Each line from the line with "Rebuild this diagram" to the line with "(0,0) rectangle (558,383);", inclusive, is to be repeated exactly; no other line and no picture belongs in the copy.

» Data entries:
•••••

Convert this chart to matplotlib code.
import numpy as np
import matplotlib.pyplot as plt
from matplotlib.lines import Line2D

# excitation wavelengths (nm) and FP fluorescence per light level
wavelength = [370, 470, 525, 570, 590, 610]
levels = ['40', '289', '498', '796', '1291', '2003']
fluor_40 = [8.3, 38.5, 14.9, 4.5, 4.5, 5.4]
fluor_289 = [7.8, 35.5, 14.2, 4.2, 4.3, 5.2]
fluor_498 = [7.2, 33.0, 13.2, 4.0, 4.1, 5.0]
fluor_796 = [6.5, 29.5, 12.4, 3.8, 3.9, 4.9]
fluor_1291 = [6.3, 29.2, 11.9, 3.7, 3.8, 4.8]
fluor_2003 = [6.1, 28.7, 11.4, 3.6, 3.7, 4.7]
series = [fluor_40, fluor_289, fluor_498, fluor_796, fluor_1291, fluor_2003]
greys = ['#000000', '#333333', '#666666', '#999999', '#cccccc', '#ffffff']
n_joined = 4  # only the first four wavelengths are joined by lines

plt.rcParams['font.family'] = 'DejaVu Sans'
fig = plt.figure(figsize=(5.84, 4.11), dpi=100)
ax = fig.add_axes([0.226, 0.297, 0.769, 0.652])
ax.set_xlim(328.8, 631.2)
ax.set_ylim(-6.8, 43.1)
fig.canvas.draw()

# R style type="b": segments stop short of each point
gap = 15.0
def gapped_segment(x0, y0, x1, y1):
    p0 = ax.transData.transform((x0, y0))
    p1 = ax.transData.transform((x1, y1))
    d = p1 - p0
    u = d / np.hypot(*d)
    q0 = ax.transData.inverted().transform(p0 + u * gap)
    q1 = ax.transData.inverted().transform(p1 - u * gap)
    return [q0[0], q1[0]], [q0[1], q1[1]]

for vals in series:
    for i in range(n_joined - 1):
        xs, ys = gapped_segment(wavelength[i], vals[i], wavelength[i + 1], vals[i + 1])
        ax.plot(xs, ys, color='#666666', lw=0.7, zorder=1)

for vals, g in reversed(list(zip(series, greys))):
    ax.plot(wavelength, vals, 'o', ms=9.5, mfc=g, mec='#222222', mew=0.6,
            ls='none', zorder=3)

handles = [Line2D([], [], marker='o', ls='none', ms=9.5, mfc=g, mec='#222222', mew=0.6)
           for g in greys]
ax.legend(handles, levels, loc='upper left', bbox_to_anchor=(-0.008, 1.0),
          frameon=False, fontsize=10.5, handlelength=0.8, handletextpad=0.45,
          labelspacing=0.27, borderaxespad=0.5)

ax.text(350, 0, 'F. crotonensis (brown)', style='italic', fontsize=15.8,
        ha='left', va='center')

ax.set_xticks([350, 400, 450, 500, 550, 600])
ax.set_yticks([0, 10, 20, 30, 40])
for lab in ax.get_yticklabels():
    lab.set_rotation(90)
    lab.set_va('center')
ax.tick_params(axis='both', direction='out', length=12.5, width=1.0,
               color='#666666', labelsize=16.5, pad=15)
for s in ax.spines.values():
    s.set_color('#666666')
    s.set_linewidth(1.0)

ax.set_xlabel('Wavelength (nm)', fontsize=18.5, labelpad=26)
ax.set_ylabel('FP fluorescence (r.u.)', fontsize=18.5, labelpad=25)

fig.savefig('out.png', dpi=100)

•••••

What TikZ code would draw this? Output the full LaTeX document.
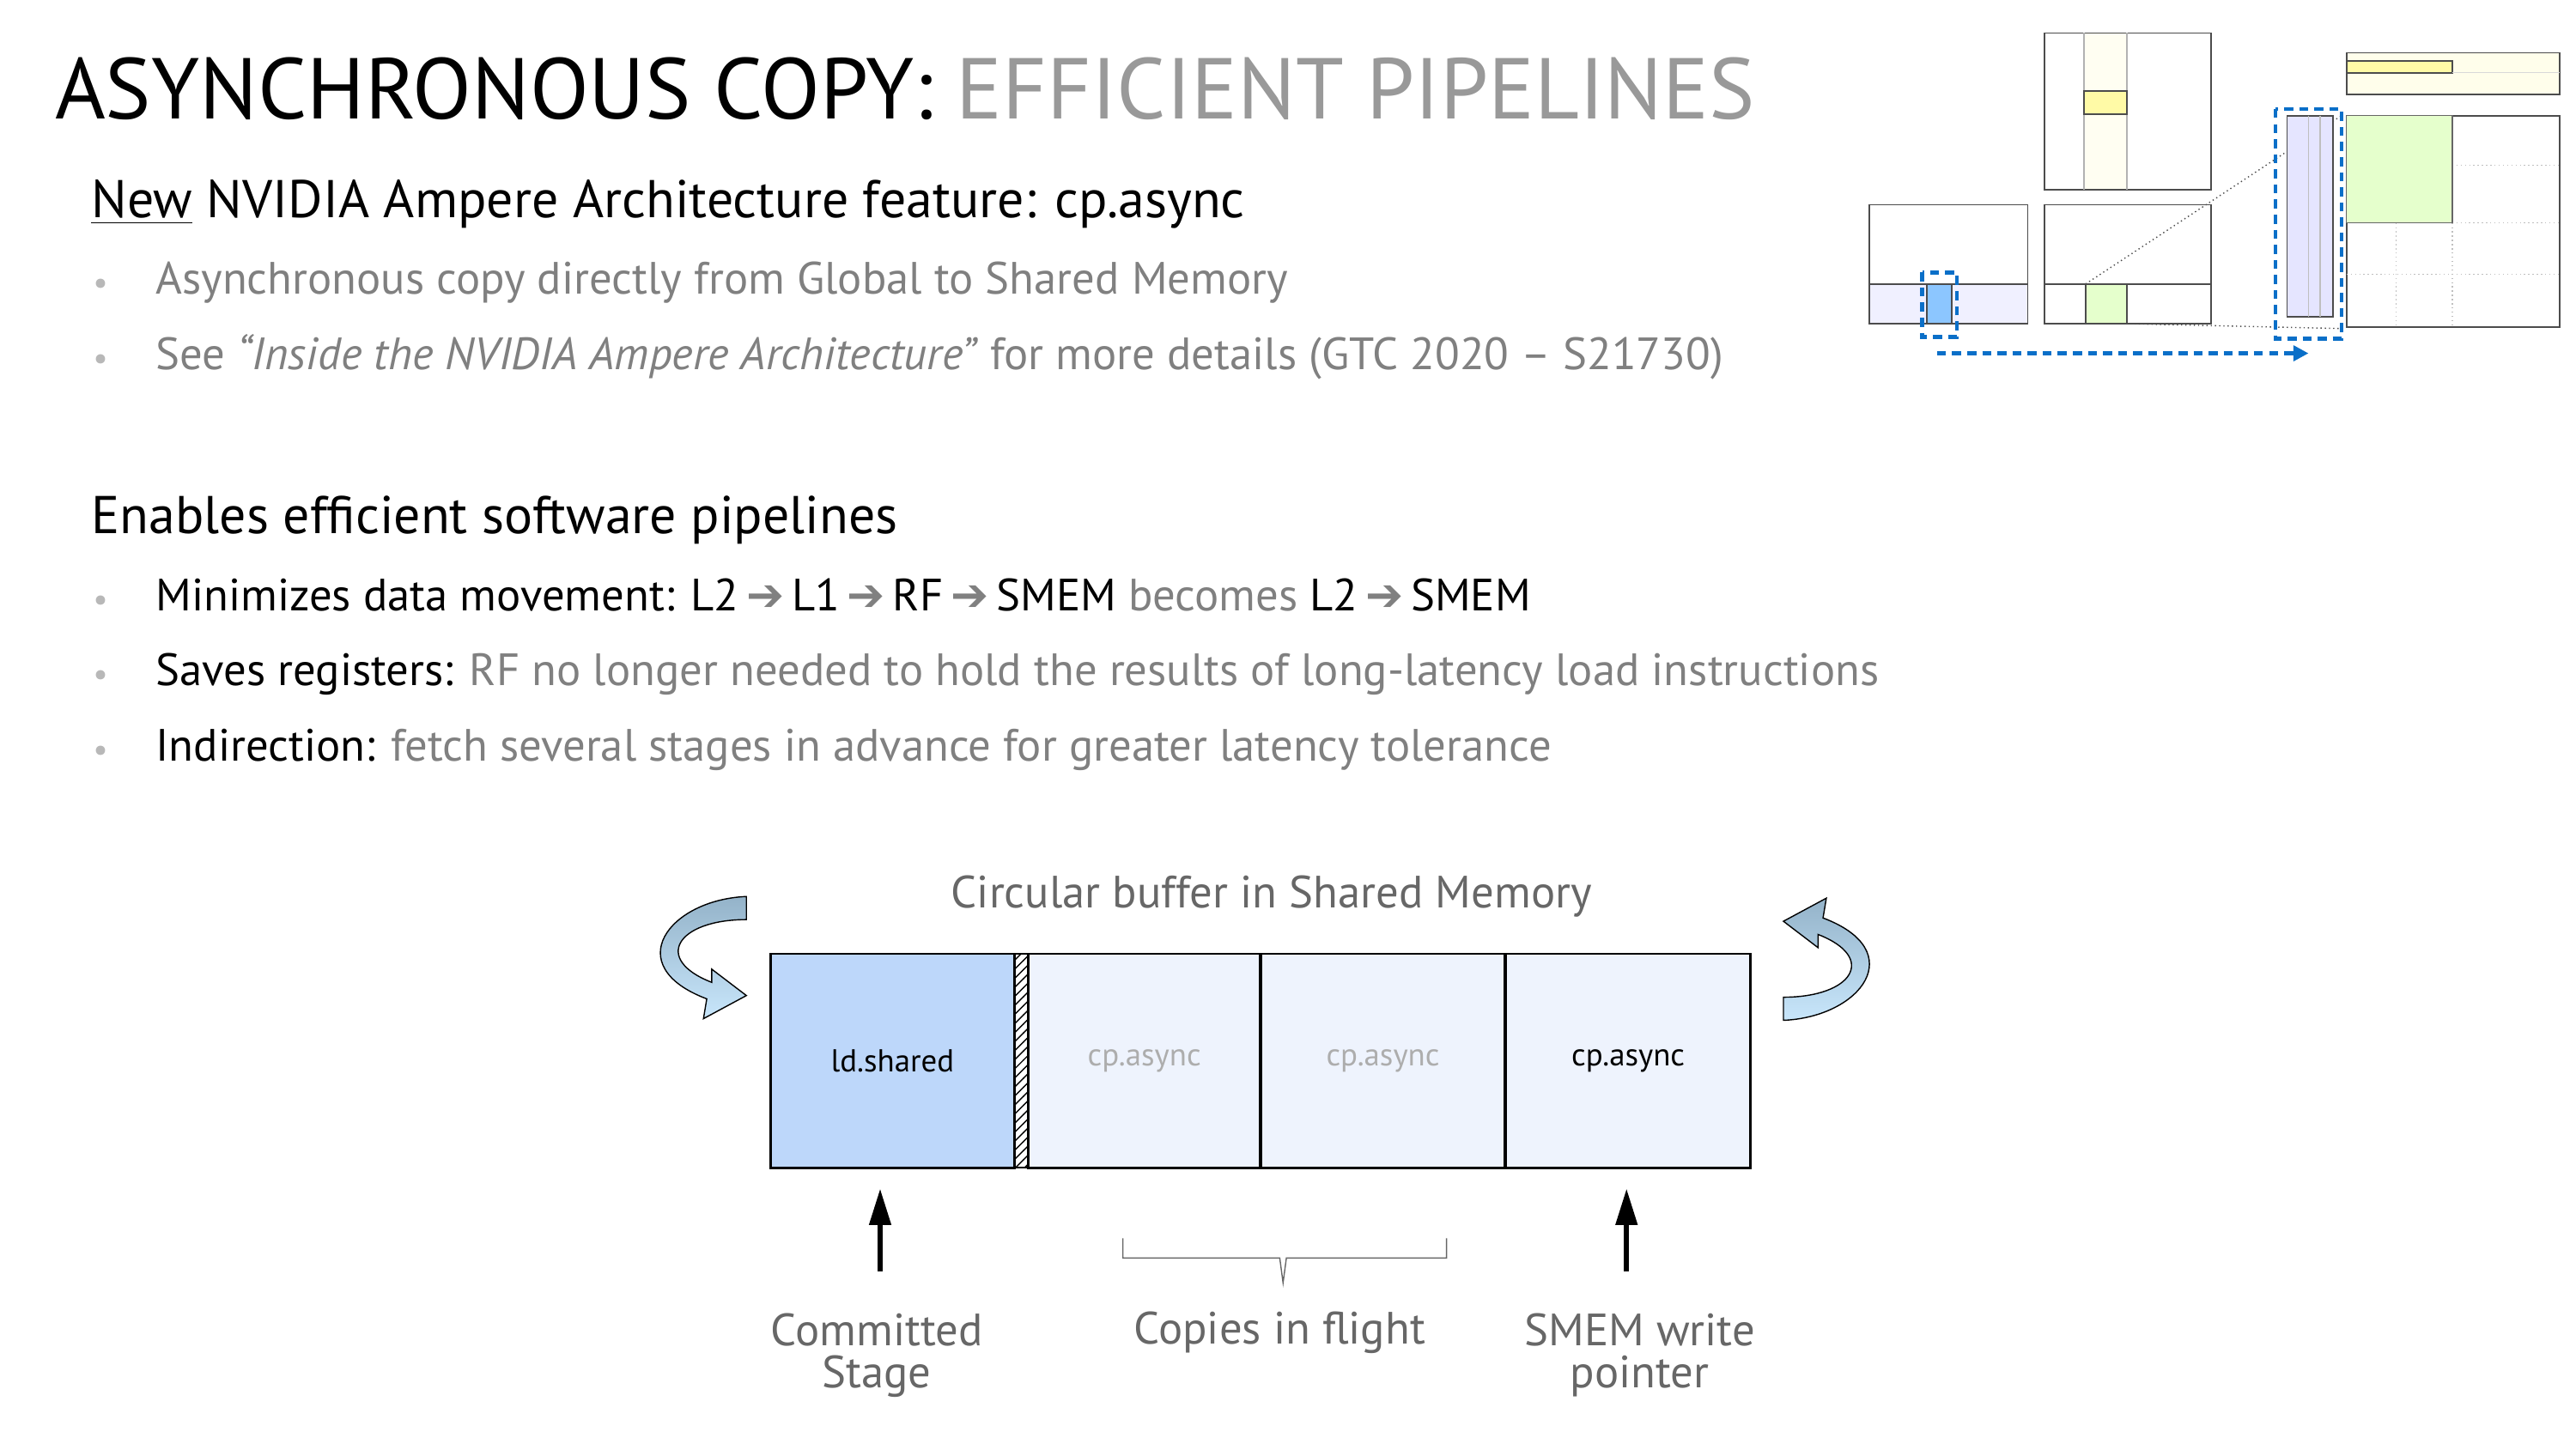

•••••

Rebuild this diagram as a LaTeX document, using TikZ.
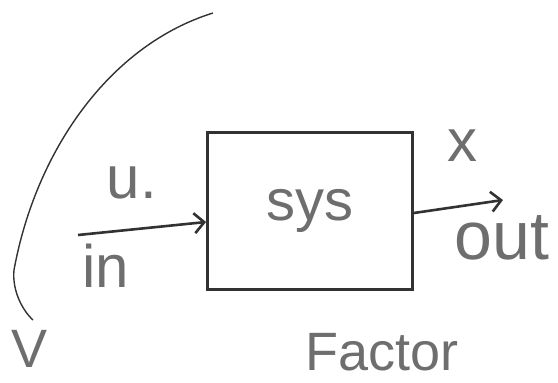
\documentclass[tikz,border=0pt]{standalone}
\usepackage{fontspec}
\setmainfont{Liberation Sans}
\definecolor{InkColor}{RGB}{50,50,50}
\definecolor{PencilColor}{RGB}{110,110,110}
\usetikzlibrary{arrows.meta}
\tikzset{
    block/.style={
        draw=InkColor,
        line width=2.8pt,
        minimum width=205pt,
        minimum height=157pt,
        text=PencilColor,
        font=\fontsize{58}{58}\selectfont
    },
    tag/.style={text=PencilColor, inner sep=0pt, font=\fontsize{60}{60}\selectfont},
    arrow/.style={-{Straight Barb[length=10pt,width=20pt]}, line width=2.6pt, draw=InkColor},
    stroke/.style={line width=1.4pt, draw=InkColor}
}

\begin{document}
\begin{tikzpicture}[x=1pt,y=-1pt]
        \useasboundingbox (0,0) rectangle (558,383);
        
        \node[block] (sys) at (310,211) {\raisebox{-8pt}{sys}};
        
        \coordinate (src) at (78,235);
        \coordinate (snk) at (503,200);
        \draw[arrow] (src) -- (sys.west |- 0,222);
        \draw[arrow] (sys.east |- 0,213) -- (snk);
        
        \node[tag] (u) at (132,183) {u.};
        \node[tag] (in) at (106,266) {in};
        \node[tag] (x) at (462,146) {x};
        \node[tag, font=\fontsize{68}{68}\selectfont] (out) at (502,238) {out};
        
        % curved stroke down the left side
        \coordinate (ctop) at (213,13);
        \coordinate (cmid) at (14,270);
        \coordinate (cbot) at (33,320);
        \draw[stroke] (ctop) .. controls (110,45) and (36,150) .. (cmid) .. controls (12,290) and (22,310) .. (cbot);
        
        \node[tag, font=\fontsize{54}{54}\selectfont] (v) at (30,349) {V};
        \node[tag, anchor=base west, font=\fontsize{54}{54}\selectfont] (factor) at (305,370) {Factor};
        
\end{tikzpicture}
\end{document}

•••••

» Answer to this task:
Rebuild this diagram as a LaTeX document, using TikZ.
\documentclass[tikz,border=0pt]{standalone}
\usepackage{fontspec}
\setmainfont{Liberation Sans}
\definecolor{InkColor}{RGB}{50,50,50}
\definecolor{PencilColor}{RGB}{110,110,110}
\usetikzlibrary{arrows.meta}
\tikzset{
    block/.style={
        draw=InkColor,
        line width=2.8pt,
        minimum width=205pt,
        minimum height=157pt,
        text=PencilColor,
        font=\fontsize{58}{58}\selectfont
    },
    tag/.style={text=PencilColor, inner sep=0pt, font=\fontsize{60}{60}\selectfont},
    arrow/.style={-{Straight Barb[length=10pt,width=20pt]}, line width=2.6pt, draw=InkColor},
    stroke/.style={line width=1.4pt, draw=InkColor}
}

\begin{document}
\begin{tikzpicture}[x=1pt,y=-1pt]
        \useasboundingbox (0,0) rectangle (558,383);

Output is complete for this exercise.